On Tue, Aug 23, 2011 at 12:06:37AM -0700, Isaac Dunham wrote:
> On Mon, 22 Aug 2011 21:44:33 -0400
> Rich Felker <dalias@...ifal.cx> wrote:
> 
> > On Mon, Aug 22, 2011 at 06:37:10PM -0700, Isaac Dunham wrote:
> > > I recently tried building OpenSSL, and it failed to build due to a
> > > missing "memory.h".
> <snip>
> > > Which, IIRC, means a BSD-flavored/other legacy string.h
> > > Is this header desired for compatability, or should code using it be considered 
> > > non-conformant and patched?
> > 
> > Probably both, i.e. we should add it and OpenSSL should be patched.
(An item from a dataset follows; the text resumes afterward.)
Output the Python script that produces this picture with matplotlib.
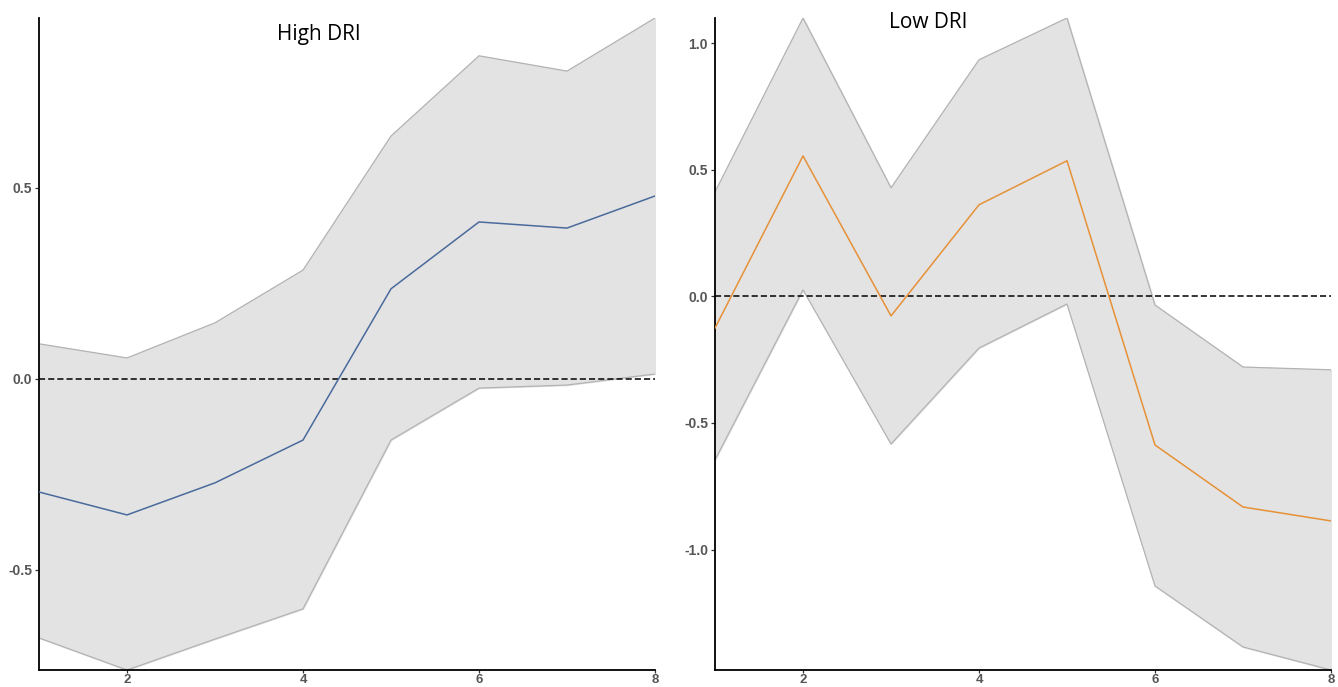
import matplotlib.pyplot as plt
import numpy as np

# horizon
x = [1, 2, 3, 4, 5, 6, 7, 8]

# High DRI response and band
high_mid = [-0.296, -0.356, -0.272, -0.160, 0.236, 0.411, 0.395, 0.479]
high_up = [0.092, 0.055, 0.147, 0.285, 0.636, 0.846, 0.806, 0.945]
high_lo = [-0.678, -0.762, -0.681, -0.602, -0.160, -0.024, -0.016, 0.013]

# Low DRI response and band
low_mid = [-0.125, 0.555, -0.077, 0.362, 0.536, -0.587, -0.832, -0.887]
low_up = [0.413, 1.100, 0.429, 0.935, 1.100, -0.034, -0.279, -0.290]
low_lo = [-0.646, 0.026, -0.583, -0.204, -0.030, -1.144, -1.385, -1.476]

xticks = [2, 4, 6, 8]
high_yticks = [-0.5, 0.0, 0.5]
low_yticks = [-1.0, -0.5, 0.0, 0.5, 1.0]

plt.rcParams['font.family'] = ['Liberation Sans', 'DejaVu Sans']

fig = plt.figure(figsize=(13.38, 6.87), dpi=100)
W, H = 1338, 687
ax1 = fig.add_axes([39 / W, 1 - 670 / H, (655 - 39) / W, (670 - 18) / H])
ax2 = fig.add_axes([715 / W, 1 - 670 / H, (1331 - 715) / W, (670 - 18) / H])


def panel(ax, mid, up, lo, col, yt):
    ax.fill_between(x, lo, up, color='#e3e3e3', zorder=1)
    ax.plot(x, up, color='#b3b3b3', lw=0.9, zorder=2)
    ax.plot(x, lo, color='#b3b3b3', lw=0.9, zorder=2)
    ax.axhline(0, color='black', lw=1.1, ls=(0, (4, 2)), zorder=3)
    ax.plot(x, mid, color=col, lw=1.1, zorder=4)
    ax.set_xlim(1, 8)
    ax.set_ylim(min(lo), max(up))
    ax.set_xticks(xticks)
    ax.set_yticks(yt)
    ax.set_yticklabels(['%.1f' % v for v in yt])
    for s in ['top', 'right']:
        ax.spines[s].set_visible(False)
    for s in ['left', 'bottom']:
        ax.spines[s].set_linewidth(1.3)
        ax.spines[s].set_color('black')
    ax.tick_params(length=3, width=0.9, color='#333333', labelcolor='#555555',
                   labelsize=10, pad=2)
    ax.tick_params(axis='x', length=2.5, pad=0.5, labelsize=9.5)
    for lab in ax.get_xticklabels() + ax.get_yticklabels():
        lab.set_fontweight('bold')


panel(ax1, high_mid, high_up, high_lo, '#4a6a9c', high_yticks)
panel(ax2, low_mid, low_up, low_lo, '#e69138', low_yticks)

fig.text(319 / W, 1 - 40 / H, 'High DRI', ha='center', va='baseline',
         fontsize=15, family=['Open Sans', 'DejaVu Sans'])
fig.text(928 / W, 1 - 28 / H, 'Low DRI', ha='center', va='baseline',
         fontsize=15, family=['Open Sans', 'DejaVu Sans'])

fig.savefig('out.png', dpi=100)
In
> > the long term I'm thinking about adding #warning to all of the
> > nonsensical legacy headers and wrong-location headers (missing sys/-
> > prefix or incorrect sys/- prefix) to help track down and correct such
> > errors in programs.
> I had assumed the header wanted was a libc header; however, when I
> looked up memory.h, the recommended header to use was a *private*
> kernel header (not one of the cleaned headers). There was talk about

Where did this information come from? The *only* thing "memory.h" is
for is memcpy, memset, etc. which belong in string.h and have always
been in string.h. The whole "memory.h" thing was some BSD nonsense,
probably because they preferred their bzero, bcopy, etc. interfaces
and were bitter than mem* was adopted by ANSI/ISO C.